═════ Data provided

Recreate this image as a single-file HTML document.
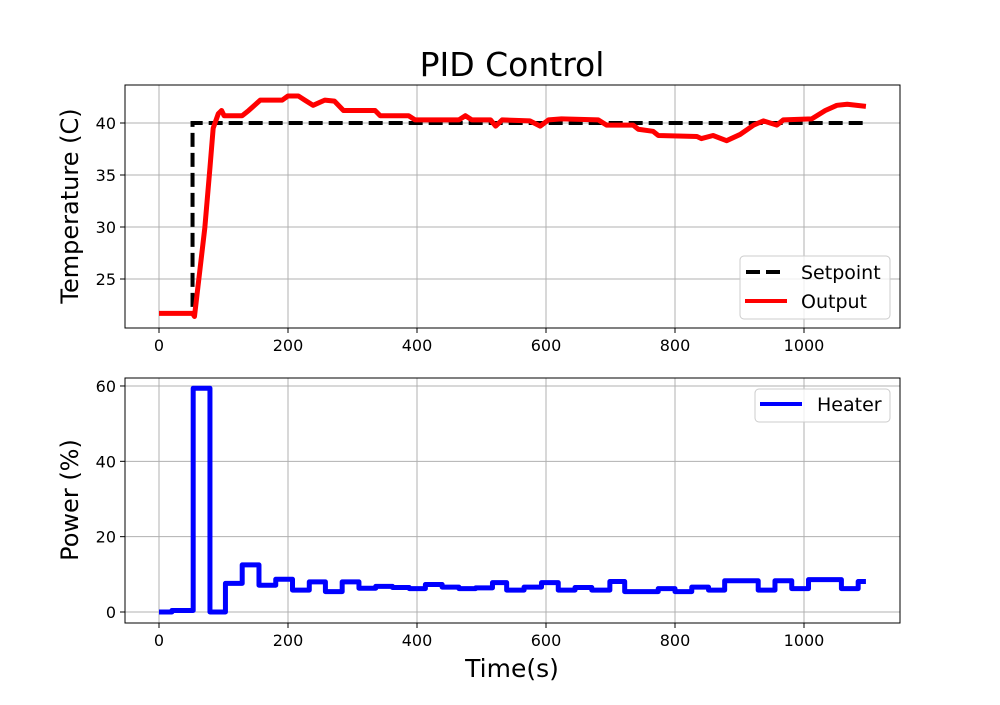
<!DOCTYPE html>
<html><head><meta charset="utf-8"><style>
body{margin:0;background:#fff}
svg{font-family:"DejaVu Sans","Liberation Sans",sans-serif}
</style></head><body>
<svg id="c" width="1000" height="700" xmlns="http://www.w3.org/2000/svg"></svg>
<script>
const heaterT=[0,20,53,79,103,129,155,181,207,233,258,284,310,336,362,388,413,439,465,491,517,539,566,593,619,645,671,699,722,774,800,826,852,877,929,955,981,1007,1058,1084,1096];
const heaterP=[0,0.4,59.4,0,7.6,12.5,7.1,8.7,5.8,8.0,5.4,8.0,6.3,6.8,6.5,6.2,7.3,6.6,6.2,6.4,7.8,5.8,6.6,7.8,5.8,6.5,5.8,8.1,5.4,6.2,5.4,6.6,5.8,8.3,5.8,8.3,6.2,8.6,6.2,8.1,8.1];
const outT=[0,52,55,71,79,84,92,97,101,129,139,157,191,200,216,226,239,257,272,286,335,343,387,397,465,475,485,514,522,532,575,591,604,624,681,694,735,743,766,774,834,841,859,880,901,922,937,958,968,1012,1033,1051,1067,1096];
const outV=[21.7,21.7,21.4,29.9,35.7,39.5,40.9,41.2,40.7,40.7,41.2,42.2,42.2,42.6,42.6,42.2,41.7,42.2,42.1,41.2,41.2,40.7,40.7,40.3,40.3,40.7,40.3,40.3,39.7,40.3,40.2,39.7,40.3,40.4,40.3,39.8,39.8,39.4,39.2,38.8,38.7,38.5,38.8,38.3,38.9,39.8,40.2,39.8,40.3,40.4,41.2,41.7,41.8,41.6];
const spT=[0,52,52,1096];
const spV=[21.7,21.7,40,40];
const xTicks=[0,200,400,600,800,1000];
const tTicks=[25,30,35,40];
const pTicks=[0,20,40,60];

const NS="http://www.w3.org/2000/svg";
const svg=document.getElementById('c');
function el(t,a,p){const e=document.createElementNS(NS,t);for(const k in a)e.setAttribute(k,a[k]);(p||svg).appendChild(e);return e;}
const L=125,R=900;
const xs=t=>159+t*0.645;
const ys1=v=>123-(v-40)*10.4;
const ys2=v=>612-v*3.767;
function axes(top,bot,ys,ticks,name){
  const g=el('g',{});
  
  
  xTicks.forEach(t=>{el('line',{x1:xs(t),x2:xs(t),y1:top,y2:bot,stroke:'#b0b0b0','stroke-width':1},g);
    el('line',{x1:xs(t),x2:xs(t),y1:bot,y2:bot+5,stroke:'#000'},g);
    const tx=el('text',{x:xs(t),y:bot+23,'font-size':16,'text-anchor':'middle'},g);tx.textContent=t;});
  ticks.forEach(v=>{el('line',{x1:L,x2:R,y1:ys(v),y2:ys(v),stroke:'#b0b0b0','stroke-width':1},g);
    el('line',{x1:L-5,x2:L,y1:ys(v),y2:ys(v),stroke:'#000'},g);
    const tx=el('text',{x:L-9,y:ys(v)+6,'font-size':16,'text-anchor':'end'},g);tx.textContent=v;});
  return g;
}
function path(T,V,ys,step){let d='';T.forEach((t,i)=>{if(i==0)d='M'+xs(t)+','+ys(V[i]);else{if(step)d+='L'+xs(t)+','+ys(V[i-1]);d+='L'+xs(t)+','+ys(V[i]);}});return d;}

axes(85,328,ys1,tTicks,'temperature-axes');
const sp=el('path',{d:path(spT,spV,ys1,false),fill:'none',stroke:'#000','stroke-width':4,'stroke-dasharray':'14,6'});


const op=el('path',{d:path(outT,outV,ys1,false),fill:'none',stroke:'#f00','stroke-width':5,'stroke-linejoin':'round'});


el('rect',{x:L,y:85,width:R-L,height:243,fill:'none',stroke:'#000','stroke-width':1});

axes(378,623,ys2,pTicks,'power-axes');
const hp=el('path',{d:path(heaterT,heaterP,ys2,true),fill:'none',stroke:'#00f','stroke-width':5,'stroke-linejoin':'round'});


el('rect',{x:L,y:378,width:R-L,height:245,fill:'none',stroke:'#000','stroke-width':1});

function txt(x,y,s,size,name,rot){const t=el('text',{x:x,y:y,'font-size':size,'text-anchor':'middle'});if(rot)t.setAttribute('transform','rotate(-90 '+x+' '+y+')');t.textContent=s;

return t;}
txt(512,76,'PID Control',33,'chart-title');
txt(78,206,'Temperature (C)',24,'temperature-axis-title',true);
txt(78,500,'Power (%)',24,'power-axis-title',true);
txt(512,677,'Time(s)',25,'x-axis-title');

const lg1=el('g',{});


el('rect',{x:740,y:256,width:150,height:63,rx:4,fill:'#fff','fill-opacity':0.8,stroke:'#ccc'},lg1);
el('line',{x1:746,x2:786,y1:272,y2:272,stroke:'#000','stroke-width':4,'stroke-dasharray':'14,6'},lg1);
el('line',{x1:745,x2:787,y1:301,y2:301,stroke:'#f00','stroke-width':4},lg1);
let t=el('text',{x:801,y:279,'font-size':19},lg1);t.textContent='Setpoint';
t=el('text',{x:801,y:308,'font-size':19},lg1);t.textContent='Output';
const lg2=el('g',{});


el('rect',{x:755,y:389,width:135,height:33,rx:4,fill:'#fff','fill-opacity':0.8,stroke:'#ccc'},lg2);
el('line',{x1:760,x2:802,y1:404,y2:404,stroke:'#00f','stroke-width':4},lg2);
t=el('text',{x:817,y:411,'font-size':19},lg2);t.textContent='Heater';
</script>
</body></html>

══════════
═════ Data provided

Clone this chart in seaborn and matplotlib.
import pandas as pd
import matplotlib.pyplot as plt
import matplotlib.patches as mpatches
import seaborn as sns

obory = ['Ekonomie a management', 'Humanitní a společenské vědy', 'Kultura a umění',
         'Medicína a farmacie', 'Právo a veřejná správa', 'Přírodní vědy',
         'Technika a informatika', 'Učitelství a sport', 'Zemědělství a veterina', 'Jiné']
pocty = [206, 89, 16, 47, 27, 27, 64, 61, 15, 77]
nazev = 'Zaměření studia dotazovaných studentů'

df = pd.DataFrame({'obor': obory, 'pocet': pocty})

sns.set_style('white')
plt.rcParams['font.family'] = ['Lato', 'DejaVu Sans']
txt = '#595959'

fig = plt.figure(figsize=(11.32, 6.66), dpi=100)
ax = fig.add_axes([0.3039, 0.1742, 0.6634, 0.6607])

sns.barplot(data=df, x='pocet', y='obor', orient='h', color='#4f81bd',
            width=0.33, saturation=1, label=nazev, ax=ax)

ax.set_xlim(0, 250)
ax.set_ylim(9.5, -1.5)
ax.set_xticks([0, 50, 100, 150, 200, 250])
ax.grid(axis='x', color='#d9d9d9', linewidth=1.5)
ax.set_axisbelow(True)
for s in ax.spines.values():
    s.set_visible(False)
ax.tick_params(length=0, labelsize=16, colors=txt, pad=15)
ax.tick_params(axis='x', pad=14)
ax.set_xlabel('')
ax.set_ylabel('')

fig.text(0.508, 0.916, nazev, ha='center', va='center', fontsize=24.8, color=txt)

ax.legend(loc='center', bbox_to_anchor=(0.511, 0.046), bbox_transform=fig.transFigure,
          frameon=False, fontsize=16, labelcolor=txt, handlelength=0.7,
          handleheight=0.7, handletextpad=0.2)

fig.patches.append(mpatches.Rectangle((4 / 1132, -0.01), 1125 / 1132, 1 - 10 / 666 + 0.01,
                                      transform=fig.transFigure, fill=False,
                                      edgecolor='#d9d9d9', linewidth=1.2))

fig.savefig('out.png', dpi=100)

══════════

● Task objective:
Reproduce verbatim the lines above, from the line with "Clone this chart in seaborn and matplotlib." through the line with "handleheight=0.7, handletextpad=0.2)".

● Response below:
Clone this chart in seaborn and matplotlib.
import pandas as pd
import matplotlib.pyplot as plt
import matplotlib.patches as mpatches
import seaborn as sns

obory = ['Ekonomie a management', 'Humanitní a společenské vědy', 'Kultura a umění',
         'Medicína a farmacie', 'Právo a veřejná správa', 'Přírodní vědy',
         'Technika a informatika', 'Učitelství a sport', 'Zemědělství a veterina', 'Jiné']
pocty = [206, 89, 16, 47, 27, 27, 64, 61, 15, 77]
nazev = 'Zaměření studia dotazovaných studentů'

df = pd.DataFrame({'obor': obory, 'pocet': pocty})

sns.set_style('white')
plt.rcParams['font.family'] = ['Lato', 'DejaVu Sans']
txt = '#595959'

fig = plt.figure(figsize=(11.32, 6.66), dpi=100)
ax = fig.add_axes([0.3039, 0.1742, 0.6634, 0.6607])

sns.barplot(data=df, x='pocet', y='obor', orient='h', color='#4f81bd',
            width=0.33, saturation=1, label=nazev, ax=ax)

ax.set_xlim(0, 250)
ax.set_ylim(9.5, -1.5)
ax.set_xticks([0, 50, 100, 150, 200, 250])
ax.grid(axis='x', color='#d9d9d9', linewidth=1.5)
ax.set_axisbelow(True)
for s in ax.spines.values():
    s.set_visible(False)
ax.tick_params(length=0, labelsize=16, colors=txt, pad=15)
ax.tick_params(axis='x', pad=14)
ax.set_xlabel('')
ax.set_ylabel('')

fig.text(0.508, 0.916, nazev, ha='center', va='center', fontsize=24.8, color=txt)

ax.legend(loc='center', bbox_to_anchor=(0.511, 0.046), bbox_transform=fig.transFigure,
          frameon=False, fontsize=16, labelcolor=txt, handlelength=0.7,
          handleheight=0.7, handletextpad=0.2)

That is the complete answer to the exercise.